There is the sense here of a director pushing all his chips to the center and spinning his entire personal cosmology into a movie — a grand gesture not entirely backed by a matching intellectual rigor. Three Thousand Years of Longing offers frequent speeches about the Importance of Storytelling, pop-scholarly platitudes on the level of Alithea’s opening talk. (It does not help that Swinton has previously starred in a far smarter centuries-spanning mock-epic about love and narrative freedom: Sally Potter’s adaptation of Virginia Woolf’s Orlando.) As King Solomon seduces the Queen of Sheba by strumming a lute that gradually grows into an entire self-playing orchestra, Miller cuts from the symphony to a close-up of the Queen gulping nervously, hungrily, like a cartoon wolf — a familiar hack gesture that undercuts any transporting lyricism.
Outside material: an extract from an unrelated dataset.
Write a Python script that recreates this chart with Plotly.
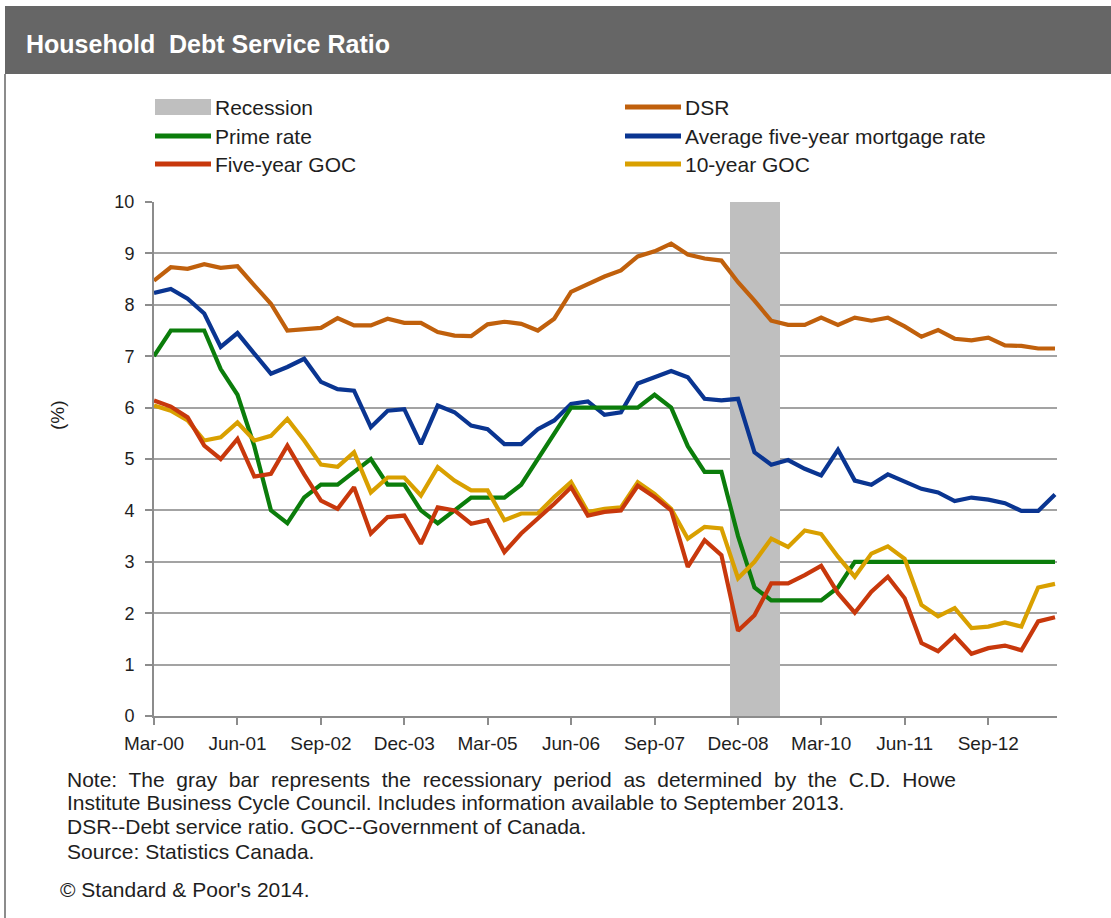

Yet the film’s sheer unfashionability works in its favor. Accompanying Alithea back to London, the djinn is overwhelmed by the cacophony of sound and radio waves hurtling through the atmosphere of the modern world. Though this is indicative of the film’s othering gaze (the white noise problem somehow does not afflict him in contemporary Istanbul), it’s hard to be unsympathetic to the sentimental nostalgia. Miller’s film is in the same all-but-obsolete imaginative lineage as the Harryhausen stop-motion animation of The Golden Voyage of Sinbad or the in-camera Technicolor magic of the 1940 Thief of Bagdad. (A subplot about a sultan’s lipophile son likewise feels, for better or worse, like something out of a different era, with a different calculus about exoticization versus sensitivity.) Let 77-year-old filmmakers make passionate and bewitchingly awkward box office turkeys! It’s quite moving to see the apparatus of 21st-century blockbuster filming bent to the purposes of such a creaky, extraneous contraption. Three Thousand Years of Longing is a cloudbuster.
Three Thousand Years of Longing opens in theaters August 26.